Dh and I have been married 2 years. Dd is 12 weeks old. Dsc are 13 and 12 and live with his exw 80 miles away.

Have just worked out what maintenance should be on csa website - £320. We are paying £580.

Exw has a very small mortgage, she got everything when they divorced 9 years ago. She also has parents who give her a fortune. She moved a new boyfriend in last August (who does not work from what we can see).

The maintenance is just for the children as the exw always worked full time. She, dh and myself all earn about the same amount of money. When we married Dh insisted that we bought a huge house so we could have our own family but also his kids could have room each.

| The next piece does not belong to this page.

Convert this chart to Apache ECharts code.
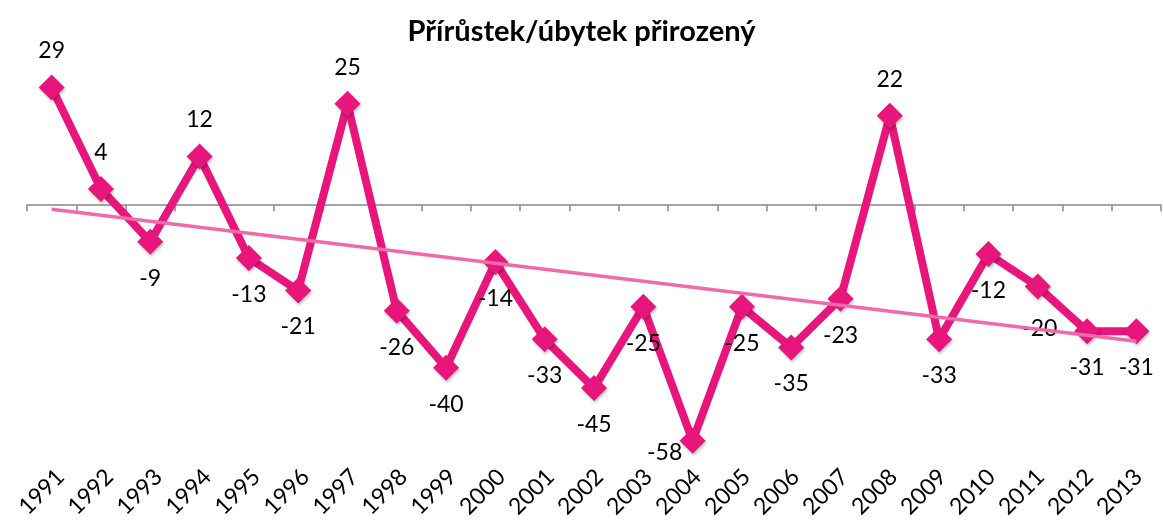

We have a 6 bedroom house and a £215k mortgage. She has a 4 bed house with a £60k mortgage. I have to return to work this week as we can't afford for my salary to drop to SMP. Nursery is going to cost about £650 per month (which we don't really have tbh).

I think dh should negotiate the payments to exw down - maybe to £450 per month (halfway). This would allow us to help with nursery costs and perhaps have a second dc (we both want one but can't afford it).

DH says he can't reduce payments as exw would tell his children he was refusing to pay for them and might stop access. I am very pissed off with this. They have several foreign holidays per year - we have none. dsc are spoilt rotten - playstations, trampolines, sky in their bedrooms. if i felt they needed the money i wouldn't suggest a reduction.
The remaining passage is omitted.